**Brief**
Pictures stay out of the copy; set down each line of the listing below exactly.

**Dataset content**
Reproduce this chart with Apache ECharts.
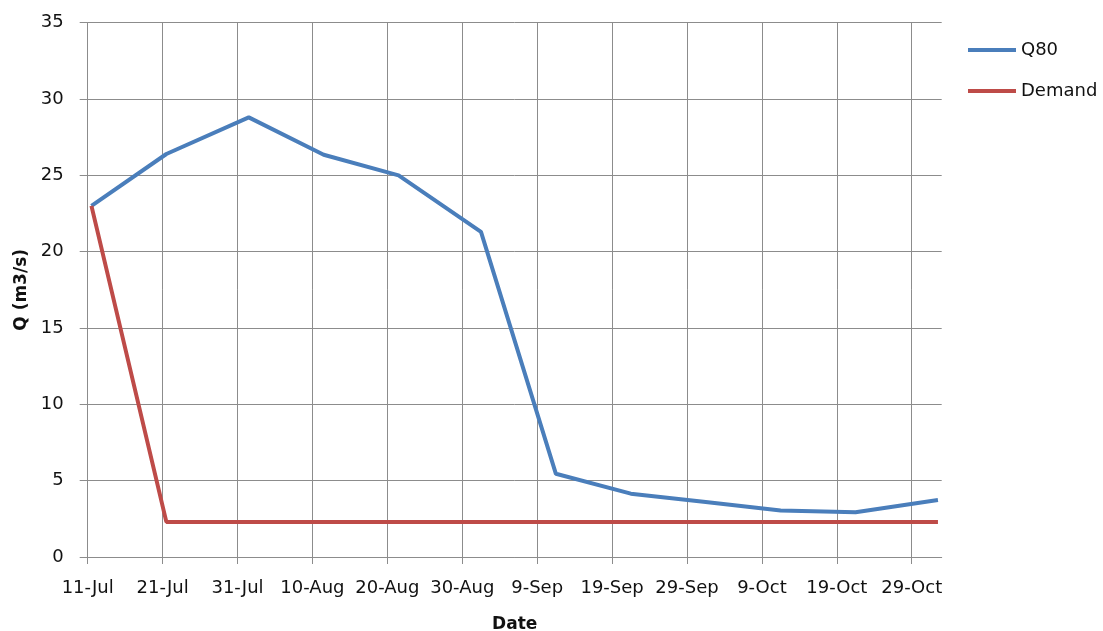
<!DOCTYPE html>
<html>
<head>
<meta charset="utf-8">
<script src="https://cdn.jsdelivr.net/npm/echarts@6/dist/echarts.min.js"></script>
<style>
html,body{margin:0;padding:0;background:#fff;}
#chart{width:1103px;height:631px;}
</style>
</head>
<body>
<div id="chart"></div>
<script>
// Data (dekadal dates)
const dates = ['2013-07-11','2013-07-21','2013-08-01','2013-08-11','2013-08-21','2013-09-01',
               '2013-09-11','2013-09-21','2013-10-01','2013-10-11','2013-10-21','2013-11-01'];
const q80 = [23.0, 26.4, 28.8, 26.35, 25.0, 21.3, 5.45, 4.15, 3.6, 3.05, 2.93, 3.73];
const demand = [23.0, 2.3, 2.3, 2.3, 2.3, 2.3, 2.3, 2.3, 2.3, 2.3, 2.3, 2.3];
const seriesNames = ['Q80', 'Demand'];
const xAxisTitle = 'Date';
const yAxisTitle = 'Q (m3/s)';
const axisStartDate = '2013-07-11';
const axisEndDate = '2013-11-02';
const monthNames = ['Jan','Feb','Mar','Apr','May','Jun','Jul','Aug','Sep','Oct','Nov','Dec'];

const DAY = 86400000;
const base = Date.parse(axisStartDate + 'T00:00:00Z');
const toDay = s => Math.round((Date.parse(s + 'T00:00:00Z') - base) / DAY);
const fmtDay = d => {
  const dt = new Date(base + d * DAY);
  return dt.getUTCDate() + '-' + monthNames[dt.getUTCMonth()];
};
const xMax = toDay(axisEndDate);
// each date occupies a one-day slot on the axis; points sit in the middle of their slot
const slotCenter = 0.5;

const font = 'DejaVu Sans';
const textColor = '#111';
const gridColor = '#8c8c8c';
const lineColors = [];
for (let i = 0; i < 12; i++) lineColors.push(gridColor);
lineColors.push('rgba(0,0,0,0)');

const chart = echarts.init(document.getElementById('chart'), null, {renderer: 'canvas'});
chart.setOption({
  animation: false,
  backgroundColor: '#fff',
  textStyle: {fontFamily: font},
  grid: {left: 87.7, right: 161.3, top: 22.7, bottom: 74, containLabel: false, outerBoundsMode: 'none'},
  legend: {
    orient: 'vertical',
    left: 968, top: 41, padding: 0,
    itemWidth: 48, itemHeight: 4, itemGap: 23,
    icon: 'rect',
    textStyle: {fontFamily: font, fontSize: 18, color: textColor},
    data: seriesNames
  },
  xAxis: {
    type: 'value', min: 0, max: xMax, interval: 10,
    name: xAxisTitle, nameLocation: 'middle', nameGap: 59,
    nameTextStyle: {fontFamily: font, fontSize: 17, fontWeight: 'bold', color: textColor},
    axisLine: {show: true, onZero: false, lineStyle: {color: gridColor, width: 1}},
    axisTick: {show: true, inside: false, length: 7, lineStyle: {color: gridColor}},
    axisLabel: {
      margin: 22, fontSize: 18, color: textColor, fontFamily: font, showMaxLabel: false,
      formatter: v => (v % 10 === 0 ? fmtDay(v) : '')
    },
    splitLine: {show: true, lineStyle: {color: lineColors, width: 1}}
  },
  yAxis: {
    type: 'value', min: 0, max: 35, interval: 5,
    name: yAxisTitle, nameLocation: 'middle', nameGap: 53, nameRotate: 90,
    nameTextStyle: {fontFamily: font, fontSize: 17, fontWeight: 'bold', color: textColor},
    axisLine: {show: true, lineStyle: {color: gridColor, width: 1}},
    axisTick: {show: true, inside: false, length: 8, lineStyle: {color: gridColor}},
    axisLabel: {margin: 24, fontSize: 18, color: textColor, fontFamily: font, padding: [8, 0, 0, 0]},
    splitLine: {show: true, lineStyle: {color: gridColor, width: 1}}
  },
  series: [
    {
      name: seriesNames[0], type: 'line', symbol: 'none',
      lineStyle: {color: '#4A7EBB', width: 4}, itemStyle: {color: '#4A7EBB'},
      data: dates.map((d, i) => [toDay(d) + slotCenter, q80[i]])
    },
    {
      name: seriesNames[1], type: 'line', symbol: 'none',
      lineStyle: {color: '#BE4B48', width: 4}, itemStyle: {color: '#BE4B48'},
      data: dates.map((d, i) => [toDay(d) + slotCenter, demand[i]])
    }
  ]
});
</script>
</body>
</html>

**Solved exercise**
Reproduce this chart with Apache ECharts.
<!DOCTYPE html>
<html>
<head>
<meta charset="utf-8">
<script src="https://cdn.jsdelivr.net/npm/echarts@6/dist/echarts.min.js"></script>
<style>
html,body{margin:0;padding:0;background:#fff;}
#chart{width:1103px;height:631px;}
</style>
</head>
<body>
<div id="chart"></div>
<script>
// Data (dekadal dates)
const dates = ['2013-07-11','2013-07-21','2013-08-01','2013-08-11','2013-08-21','2013-09-01',
               '2013-09-11','2013-09-21','2013-10-01','2013-10-11','2013-10-21','2013-11-01'];
const q80 = [23.0, 26.4, 28.8, 26.35, 25.0, 21.3, 5.45, 4.15, 3.6, 3.05, 2.93, 3.73];
const demand = [23.0, 2.3, 2.3, 2.3, 2.3, 2.3, 2.3, 2.3, 2.3, 2.3, 2.3, 2.3];
const seriesNames = ['Q80', 'Demand'];
const xAxisTitle = 'Date';
const yAxisTitle = 'Q (m3/s)';
const axisStartDate = '2013-07-11';
const axisEndDate = '2013-11-02';
const monthNames = ['Jan','Feb','Mar','Apr','May','Jun','Jul','Aug','Sep','Oct','Nov','Dec'];

const DAY = 86400000;
const base = Date.parse(axisStartDate + 'T00:00:00Z');
const toDay = s => Math.round((Date.parse(s + 'T00:00:00Z') - base) / DAY);
const fmtDay = d => {
  const dt = new Date(base + d * DAY);
  return dt.getUTCDate() + '-' + monthNames[dt.getUTCMonth()];
};
const xMax = toDay(axisEndDate);
// each date occupies a one-day slot on the axis; points sit in the middle of their slot
const slotCenter = 0.5;

const font = 'DejaVu Sans';
const textColor = '#111';
const gridColor = '#8c8c8c';
const lineColors = [];
for (let i = 0; i < 12; i++) lineColors.push(gridColor);
lineColors.push('rgba(0,0,0,0)');

const chart = echarts.init(document.getElementById('chart'), null, {renderer: 'canvas'});
chart.setOption({
  animation: false,
  backgroundColor: '#fff',
  textStyle: {fontFamily: font},
  grid: {left: 87.7, right: 161.3, top: 22.7, bottom: 74, containLabel: false, outerBoundsMode: 'none'},
  legend: {
    orient: 'vertical',
    left: 968, top: 41, padding: 0,
    itemWidth: 48, itemHeight: 4, itemGap: 23,
    icon: 'rect',
    textStyle: {fontFamily: font, fontSize: 18, color: textColor},
    data: seriesNames
  },
  xAxis: {
    type: 'value', min: 0, max: xMax, interval: 10,
    name: xAxisTitle, nameLocation: 'middle', nameGap: 59,
    nameTextStyle: {fontFamily: font, fontSize: 17, fontWeight: 'bold', color: textColor},
    axisLine: {show: true, onZero: false, lineStyle: {color: gridColor, width: 1}},
    axisTick: {show: true, inside: false, length: 7, lineStyle: {color: gridColor}},
    axisLabel: {
      margin: 22, fontSize: 18, color: textColor, fontFamily: font, showMaxLabel: false,
      formatter: v => (v % 10 === 0 ? fmtDay(v) : '')
    },
    splitLine: {show: true, lineStyle: {color: lineColors, width: 1}}
  },
  yAxis: {
    type: 'value', min: 0, max: 35, interval: 5,
    name: yAxisTitle, nameLocation: 'middle', nameGap: 53, nameRotate: 90,
    nameTextStyle: {fontFamily: font, fontSize: 17, fontWeight: 'bold', color: textColor},
    axisLine: {show: true, lineStyle: {color: gridColor, width: 1}},
    axisTick: {show: true, inside: false, length: 8, lineStyle: {color: gridColor}},
    axisLabel: {margin: 24, fontSize: 18, color: textColor, fontFamily: font, padding: [8, 0, 0, 0]},
    splitLine: {show: true, lineStyle: {color: gridColor, width: 1}}
  },
  series: [
    {
      name: seriesNames[0], type: 'line', symbol: 'none',
      lineStyle: {color: '#4A7EBB', width: 4}, itemStyle: {color: '#4A7EBB'},
      data: dates.map((d, i) => [toDay(d) + slotCenter, q80[i]])
    },
    {
      name: seriesNames[1], type: 'line', symbol: 'none',
      lineStyle: {color: '#BE4B48', width: 4}, itemStyle: {color: '#BE4B48'},
      data: dates.map((d, i) => [toDay(d) + slotCenter, demand[i]])
    }
  ]
});
</script>
</body>
</html>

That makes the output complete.